--- Begin ---

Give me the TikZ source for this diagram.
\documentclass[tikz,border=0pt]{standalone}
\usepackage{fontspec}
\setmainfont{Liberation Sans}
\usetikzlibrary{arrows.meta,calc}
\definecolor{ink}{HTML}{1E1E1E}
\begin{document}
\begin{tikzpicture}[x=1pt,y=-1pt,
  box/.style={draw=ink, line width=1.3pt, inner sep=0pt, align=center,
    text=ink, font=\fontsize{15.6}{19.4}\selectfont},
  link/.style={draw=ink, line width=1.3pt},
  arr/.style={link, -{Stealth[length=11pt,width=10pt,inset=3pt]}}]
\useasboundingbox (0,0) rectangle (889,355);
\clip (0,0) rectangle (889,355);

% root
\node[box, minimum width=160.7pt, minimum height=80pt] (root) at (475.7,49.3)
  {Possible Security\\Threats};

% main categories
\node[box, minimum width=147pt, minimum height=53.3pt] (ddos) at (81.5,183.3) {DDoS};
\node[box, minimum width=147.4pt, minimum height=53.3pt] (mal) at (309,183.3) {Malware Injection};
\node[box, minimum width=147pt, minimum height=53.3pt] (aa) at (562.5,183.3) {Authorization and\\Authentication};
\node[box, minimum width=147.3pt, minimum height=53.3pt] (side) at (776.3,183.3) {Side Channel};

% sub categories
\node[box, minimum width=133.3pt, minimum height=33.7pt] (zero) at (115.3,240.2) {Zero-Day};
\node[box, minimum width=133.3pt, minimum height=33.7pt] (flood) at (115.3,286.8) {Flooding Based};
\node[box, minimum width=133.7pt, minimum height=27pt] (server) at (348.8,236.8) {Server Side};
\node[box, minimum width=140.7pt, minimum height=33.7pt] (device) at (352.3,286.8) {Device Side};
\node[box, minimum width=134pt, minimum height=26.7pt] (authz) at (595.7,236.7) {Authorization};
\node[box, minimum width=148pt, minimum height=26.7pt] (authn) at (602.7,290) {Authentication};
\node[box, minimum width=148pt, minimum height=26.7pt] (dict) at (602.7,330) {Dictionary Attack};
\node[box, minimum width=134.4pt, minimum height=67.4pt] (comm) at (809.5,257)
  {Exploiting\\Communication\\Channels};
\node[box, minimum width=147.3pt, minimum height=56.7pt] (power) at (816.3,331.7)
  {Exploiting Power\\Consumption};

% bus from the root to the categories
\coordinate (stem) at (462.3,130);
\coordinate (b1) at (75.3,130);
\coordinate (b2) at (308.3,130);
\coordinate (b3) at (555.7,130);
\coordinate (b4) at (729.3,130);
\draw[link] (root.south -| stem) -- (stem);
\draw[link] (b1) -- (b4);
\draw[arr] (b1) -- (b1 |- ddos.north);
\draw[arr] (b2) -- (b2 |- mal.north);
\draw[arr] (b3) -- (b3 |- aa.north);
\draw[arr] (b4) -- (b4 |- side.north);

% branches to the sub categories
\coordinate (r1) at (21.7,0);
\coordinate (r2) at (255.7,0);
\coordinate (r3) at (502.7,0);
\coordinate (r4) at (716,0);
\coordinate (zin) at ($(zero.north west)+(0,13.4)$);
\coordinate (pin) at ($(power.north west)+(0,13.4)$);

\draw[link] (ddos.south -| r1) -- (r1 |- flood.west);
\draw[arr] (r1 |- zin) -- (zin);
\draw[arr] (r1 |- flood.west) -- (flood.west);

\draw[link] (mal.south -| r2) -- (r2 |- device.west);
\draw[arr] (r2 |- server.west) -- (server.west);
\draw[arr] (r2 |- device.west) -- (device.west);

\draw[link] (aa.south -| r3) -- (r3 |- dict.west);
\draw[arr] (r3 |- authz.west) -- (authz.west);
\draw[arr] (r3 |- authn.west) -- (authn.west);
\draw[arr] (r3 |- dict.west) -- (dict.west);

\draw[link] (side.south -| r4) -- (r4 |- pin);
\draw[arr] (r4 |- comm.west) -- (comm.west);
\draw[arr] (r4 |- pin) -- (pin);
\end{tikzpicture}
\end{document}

--- End ---
--- Begin ---

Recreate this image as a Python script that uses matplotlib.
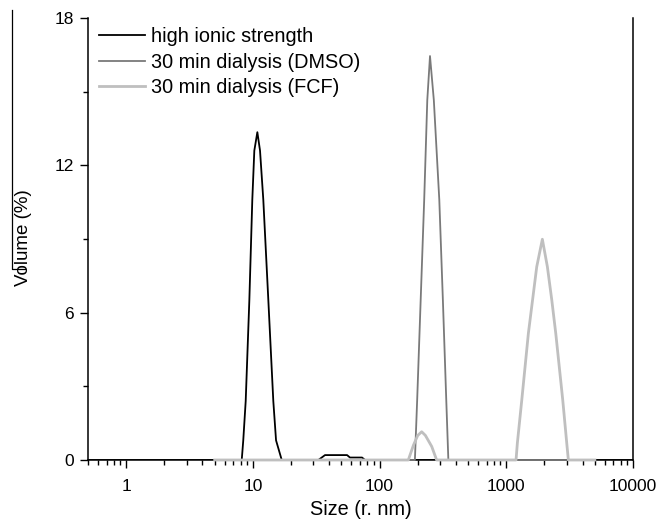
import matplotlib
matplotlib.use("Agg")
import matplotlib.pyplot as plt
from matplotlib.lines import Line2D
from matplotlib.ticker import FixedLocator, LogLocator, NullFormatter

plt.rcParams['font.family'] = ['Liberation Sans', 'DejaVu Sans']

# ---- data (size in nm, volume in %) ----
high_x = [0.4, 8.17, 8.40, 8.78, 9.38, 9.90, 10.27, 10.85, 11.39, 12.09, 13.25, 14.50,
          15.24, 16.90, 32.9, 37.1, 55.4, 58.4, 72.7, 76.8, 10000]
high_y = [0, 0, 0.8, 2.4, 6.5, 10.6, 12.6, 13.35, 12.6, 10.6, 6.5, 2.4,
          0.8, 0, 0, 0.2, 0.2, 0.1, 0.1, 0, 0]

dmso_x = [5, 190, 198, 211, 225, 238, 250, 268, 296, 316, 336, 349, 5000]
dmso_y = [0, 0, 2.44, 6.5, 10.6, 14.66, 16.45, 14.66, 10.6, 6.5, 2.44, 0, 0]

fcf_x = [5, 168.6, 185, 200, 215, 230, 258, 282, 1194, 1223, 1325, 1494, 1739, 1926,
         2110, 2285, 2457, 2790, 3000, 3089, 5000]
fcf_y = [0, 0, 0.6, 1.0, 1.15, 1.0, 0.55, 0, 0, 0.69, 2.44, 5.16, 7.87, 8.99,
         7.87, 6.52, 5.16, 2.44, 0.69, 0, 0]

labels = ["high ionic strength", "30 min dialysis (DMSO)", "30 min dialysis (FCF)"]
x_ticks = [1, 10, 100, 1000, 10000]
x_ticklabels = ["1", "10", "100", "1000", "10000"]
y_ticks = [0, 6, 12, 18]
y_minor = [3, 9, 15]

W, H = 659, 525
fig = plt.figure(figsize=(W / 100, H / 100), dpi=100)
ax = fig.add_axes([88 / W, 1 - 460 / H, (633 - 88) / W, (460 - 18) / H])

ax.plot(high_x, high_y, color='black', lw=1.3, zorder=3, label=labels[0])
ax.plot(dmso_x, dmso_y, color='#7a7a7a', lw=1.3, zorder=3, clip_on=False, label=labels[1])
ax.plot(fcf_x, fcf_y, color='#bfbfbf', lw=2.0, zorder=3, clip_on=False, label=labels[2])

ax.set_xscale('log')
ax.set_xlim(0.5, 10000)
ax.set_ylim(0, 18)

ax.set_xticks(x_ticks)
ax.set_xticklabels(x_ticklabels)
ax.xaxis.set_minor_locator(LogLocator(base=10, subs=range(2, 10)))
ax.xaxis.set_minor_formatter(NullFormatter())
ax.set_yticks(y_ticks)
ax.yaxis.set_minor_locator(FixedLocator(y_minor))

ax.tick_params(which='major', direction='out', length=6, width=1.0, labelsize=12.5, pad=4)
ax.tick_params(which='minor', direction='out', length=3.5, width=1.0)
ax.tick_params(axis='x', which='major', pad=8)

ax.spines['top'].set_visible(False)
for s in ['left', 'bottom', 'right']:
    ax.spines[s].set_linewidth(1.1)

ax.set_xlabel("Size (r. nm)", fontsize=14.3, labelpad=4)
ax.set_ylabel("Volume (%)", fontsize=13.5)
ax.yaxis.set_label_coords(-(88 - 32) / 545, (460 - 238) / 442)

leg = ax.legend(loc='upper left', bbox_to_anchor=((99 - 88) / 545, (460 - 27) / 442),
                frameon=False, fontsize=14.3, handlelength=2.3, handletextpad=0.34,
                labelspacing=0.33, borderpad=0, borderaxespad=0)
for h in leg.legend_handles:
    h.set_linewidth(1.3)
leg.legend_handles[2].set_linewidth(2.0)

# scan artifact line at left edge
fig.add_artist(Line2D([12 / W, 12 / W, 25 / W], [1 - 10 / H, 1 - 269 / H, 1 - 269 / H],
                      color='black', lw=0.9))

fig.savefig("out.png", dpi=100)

--- End ---

# [Task directions]
Take only the lines above from the one that has "Recreate this image" through the one that has "ax.set_ylim(0, 18)" and reproduce them exactly, omitting any pictures.

# [Complete output]
Recreate this image as a Python script that uses matplotlib.
import matplotlib
matplotlib.use("Agg")
import matplotlib.pyplot as plt
from matplotlib.lines import Line2D
from matplotlib.ticker import FixedLocator, LogLocator, NullFormatter

plt.rcParams['font.family'] = ['Liberation Sans', 'DejaVu Sans']

# ---- data (size in nm, volume in %) ----
high_x = [0.4, 8.17, 8.40, 8.78, 9.38, 9.90, 10.27, 10.85, 11.39, 12.09, 13.25, 14.50,
          15.24, 16.90, 32.9, 37.1, 55.4, 58.4, 72.7, 76.8, 10000]
high_y = [0, 0, 0.8, 2.4, 6.5, 10.6, 12.6, 13.35, 12.6, 10.6, 6.5, 2.4,
          0.8, 0, 0, 0.2, 0.2, 0.1, 0.1, 0, 0]

dmso_x = [5, 190, 198, 211, 225, 238, 250, 268, 296, 316, 336, 349, 5000]
dmso_y = [0, 0, 2.44, 6.5, 10.6, 14.66, 16.45, 14.66, 10.6, 6.5, 2.44, 0, 0]

fcf_x = [5, 168.6, 185, 200, 215, 230, 258, 282, 1194, 1223, 1325, 1494, 1739, 1926,
         2110, 2285, 2457, 2790, 3000, 3089, 5000]
fcf_y = [0, 0, 0.6, 1.0, 1.15, 1.0, 0.55, 0, 0, 0.69, 2.44, 5.16, 7.87, 8.99,
         7.87, 6.52, 5.16, 2.44, 0.69, 0, 0]

labels = ["high ionic strength", "30 min dialysis (DMSO)", "30 min dialysis (FCF)"]
x_ticks = [1, 10, 100, 1000, 10000]
x_ticklabels = ["1", "10", "100", "1000", "10000"]
y_ticks = [0, 6, 12, 18]
y_minor = [3, 9, 15]

W, H = 659, 525
fig = plt.figure(figsize=(W / 100, H / 100), dpi=100)
ax = fig.add_axes([88 / W, 1 - 460 / H, (633 - 88) / W, (460 - 18) / H])

ax.plot(high_x, high_y, color='black', lw=1.3, zorder=3, label=labels[0])
ax.plot(dmso_x, dmso_y, color='#7a7a7a', lw=1.3, zorder=3, clip_on=False, label=labels[1])
ax.plot(fcf_x, fcf_y, color='#bfbfbf', lw=2.0, zorder=3, clip_on=False, label=labels[2])

ax.set_xscale('log')
ax.set_xlim(0.5, 10000)
ax.set_ylim(0, 18)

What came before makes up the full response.